Given task> Reproduce the listing below word for word, with no pictures.

Collected data>
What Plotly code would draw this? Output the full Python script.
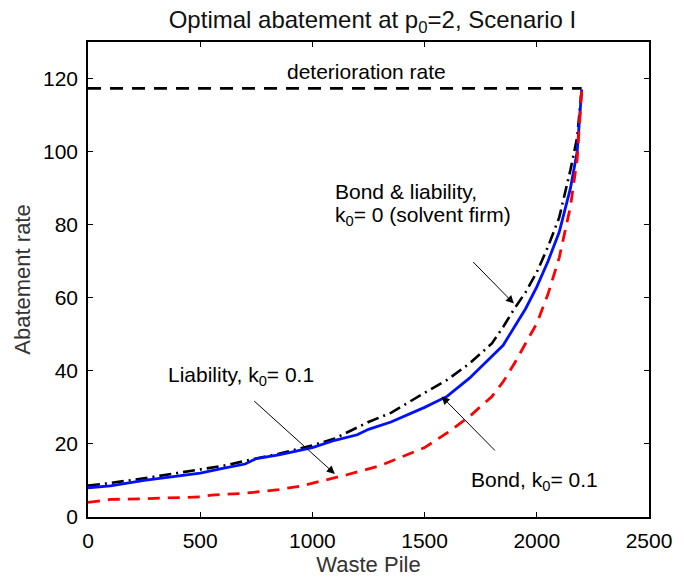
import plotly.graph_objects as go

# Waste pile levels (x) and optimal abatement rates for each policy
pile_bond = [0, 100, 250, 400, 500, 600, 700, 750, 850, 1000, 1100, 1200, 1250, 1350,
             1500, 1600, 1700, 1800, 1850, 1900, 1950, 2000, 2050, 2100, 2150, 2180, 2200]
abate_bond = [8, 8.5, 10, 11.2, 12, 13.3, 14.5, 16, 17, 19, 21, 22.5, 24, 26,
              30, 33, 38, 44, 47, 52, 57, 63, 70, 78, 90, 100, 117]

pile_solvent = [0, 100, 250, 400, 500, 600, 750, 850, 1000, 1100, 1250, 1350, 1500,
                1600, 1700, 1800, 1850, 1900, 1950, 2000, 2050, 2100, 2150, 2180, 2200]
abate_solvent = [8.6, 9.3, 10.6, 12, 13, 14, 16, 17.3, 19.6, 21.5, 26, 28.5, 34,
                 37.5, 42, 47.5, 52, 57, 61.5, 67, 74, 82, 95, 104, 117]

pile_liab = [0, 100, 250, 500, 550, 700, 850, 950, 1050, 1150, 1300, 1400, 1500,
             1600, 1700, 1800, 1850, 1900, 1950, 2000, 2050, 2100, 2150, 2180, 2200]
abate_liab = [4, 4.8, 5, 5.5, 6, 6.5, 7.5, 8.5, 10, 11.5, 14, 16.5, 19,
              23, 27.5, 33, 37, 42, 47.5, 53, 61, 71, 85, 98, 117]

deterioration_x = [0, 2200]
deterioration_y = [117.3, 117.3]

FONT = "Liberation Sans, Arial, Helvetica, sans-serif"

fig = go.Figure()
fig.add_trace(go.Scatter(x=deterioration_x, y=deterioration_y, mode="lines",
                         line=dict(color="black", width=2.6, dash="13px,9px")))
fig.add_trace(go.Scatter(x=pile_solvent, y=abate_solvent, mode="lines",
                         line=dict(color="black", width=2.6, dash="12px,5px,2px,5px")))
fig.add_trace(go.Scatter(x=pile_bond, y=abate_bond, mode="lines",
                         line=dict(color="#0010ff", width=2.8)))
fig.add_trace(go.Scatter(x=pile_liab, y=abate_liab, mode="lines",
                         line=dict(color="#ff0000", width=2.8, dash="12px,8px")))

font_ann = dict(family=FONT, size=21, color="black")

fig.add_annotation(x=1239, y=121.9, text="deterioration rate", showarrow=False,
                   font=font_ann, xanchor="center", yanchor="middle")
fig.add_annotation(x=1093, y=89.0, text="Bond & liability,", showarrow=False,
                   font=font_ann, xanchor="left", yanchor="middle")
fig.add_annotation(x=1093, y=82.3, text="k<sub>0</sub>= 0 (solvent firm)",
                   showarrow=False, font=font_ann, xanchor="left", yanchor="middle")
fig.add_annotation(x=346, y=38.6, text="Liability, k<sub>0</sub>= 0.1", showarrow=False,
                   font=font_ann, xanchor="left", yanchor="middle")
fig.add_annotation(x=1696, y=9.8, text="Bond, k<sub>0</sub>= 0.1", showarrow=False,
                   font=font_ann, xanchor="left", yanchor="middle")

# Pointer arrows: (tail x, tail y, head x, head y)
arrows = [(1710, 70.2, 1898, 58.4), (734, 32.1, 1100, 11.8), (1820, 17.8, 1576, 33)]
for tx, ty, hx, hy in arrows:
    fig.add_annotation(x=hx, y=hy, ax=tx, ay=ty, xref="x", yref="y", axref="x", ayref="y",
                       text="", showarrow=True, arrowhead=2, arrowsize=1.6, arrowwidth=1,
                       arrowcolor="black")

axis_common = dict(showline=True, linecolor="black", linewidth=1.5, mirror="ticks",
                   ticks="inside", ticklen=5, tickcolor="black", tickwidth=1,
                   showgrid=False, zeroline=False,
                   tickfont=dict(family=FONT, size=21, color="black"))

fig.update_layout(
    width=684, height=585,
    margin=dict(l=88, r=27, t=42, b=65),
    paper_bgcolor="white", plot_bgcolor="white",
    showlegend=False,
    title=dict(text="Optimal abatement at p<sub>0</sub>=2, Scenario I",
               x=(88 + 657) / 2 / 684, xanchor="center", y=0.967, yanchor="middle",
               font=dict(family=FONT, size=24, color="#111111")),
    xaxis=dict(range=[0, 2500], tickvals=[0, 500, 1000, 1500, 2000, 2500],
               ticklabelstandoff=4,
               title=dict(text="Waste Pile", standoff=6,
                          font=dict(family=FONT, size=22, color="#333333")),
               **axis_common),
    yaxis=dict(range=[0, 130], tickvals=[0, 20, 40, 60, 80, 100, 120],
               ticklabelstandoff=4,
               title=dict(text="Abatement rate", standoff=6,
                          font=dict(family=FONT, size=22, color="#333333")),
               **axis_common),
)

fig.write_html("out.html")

Exercise response>
What Plotly code would draw this? Output the full Python script.
import plotly.graph_objects as go

# Waste pile levels (x) and optimal abatement rates for each policy
pile_bond = [0, 100, 250, 400, 500, 600, 700, 750, 850, 1000, 1100, 1200, 1250, 1350,
             1500, 1600, 1700, 1800, 1850, 1900, 1950, 2000, 2050, 2100, 2150, 2180, 2200]
abate_bond = [8, 8.5, 10, 11.2, 12, 13.3, 14.5, 16, 17, 19, 21, 22.5, 24, 26,
              30, 33, 38, 44, 47, 52, 57, 63, 70, 78, 90, 100, 117]

pile_solvent = [0, 100, 250, 400, 500, 600, 750, 850, 1000, 1100, 1250, 1350, 1500,
                1600, 1700, 1800, 1850, 1900, 1950, 2000, 2050, 2100, 2150, 2180, 2200]
abate_solvent = [8.6, 9.3, 10.6, 12, 13, 14, 16, 17.3, 19.6, 21.5, 26, 28.5, 34,
                 37.5, 42, 47.5, 52, 57, 61.5, 67, 74, 82, 95, 104, 117]

pile_liab = [0, 100, 250, 500, 550, 700, 850, 950, 1050, 1150, 1300, 1400, 1500,
             1600, 1700, 1800, 1850, 1900, 1950, 2000, 2050, 2100, 2150, 2180, 2200]
abate_liab = [4, 4.8, 5, 5.5, 6, 6.5, 7.5, 8.5, 10, 11.5, 14, 16.5, 19,
              23, 27.5, 33, 37, 42, 47.5, 53, 61, 71, 85, 98, 117]

deterioration_x = [0, 2200]
deterioration_y = [117.3, 117.3]

FONT = "Liberation Sans, Arial, Helvetica, sans-serif"

fig = go.Figure()
fig.add_trace(go.Scatter(x=deterioration_x, y=deterioration_y, mode="lines",
                         line=dict(color="black", width=2.6, dash="13px,9px")))
fig.add_trace(go.Scatter(x=pile_solvent, y=abate_solvent, mode="lines",
                         line=dict(color="black", width=2.6, dash="12px,5px,2px,5px")))
fig.add_trace(go.Scatter(x=pile_bond, y=abate_bond, mode="lines",
                         line=dict(color="#0010ff", width=2.8)))
fig.add_trace(go.Scatter(x=pile_liab, y=abate_liab, mode="lines",
                         line=dict(color="#ff0000", width=2.8, dash="12px,8px")))

font_ann = dict(family=FONT, size=21, color="black")

fig.add_annotation(x=1239, y=121.9, text="deterioration rate", showarrow=False,
                   font=font_ann, xanchor="center", yanchor="middle")
fig.add_annotation(x=1093, y=89.0, text="Bond & liability,", showarrow=False,
                   font=font_ann, xanchor="left", yanchor="middle")
fig.add_annotation(x=1093, y=82.3, text="k<sub>0</sub>= 0 (solvent firm)",
                   showarrow=False, font=font_ann, xanchor="left", yanchor="middle")
fig.add_annotation(x=346, y=38.6, text="Liability, k<sub>0</sub>= 0.1", showarrow=False,
                   font=font_ann, xanchor="left", yanchor="middle")
fig.add_annotation(x=1696, y=9.8, text="Bond, k<sub>0</sub>= 0.1", showarrow=False,
                   font=font_ann, xanchor="left", yanchor="middle")

# Pointer arrows: (tail x, tail y, head x, head y)
arrows = [(1710, 70.2, 1898, 58.4), (734, 32.1, 1100, 11.8), (1820, 17.8, 1576, 33)]
for tx, ty, hx, hy in arrows:
    fig.add_annotation(x=hx, y=hy, ax=tx, ay=ty, xref="x", yref="y", axref="x", ayref="y",
                       text="", showarrow=True, arrowhead=2, arrowsize=1.6, arrowwidth=1,
                       arrowcolor="black")

axis_common = dict(showline=True, linecolor="black", linewidth=1.5, mirror="ticks",
                   ticks="inside", ticklen=5, tickcolor="black", tickwidth=1,
                   showgrid=False, zeroline=False,
                   tickfont=dict(family=FONT, size=21, color="black"))

fig.update_layout(
    width=684, height=585,
    margin=dict(l=88, r=27, t=42, b=65),
    paper_bgcolor="white", plot_bgcolor="white",
    showlegend=False,
    title=dict(text="Optimal abatement at p<sub>0</sub>=2, Scenario I",
               x=(88 + 657) / 2 / 684, xanchor="center", y=0.967, yanchor="middle",
               font=dict(family=FONT, size=24, color="#111111")),
    xaxis=dict(range=[0, 2500], tickvals=[0, 500, 1000, 1500, 2000, 2500],
               ticklabelstandoff=4,
               title=dict(text="Waste Pile", standoff=6,
                          font=dict(family=FONT, size=22, color="#333333")),
               **axis_common),
    yaxis=dict(range=[0, 130], tickvals=[0, 20, 40, 60, 80, 100, 120],
               ticklabelstandoff=4,
               title=dict(text="Abatement rate", standoff=6,
                          font=dict(family=FONT, size=22, color="#333333")),
               **axis_common),
)

fig.write_html("out.html")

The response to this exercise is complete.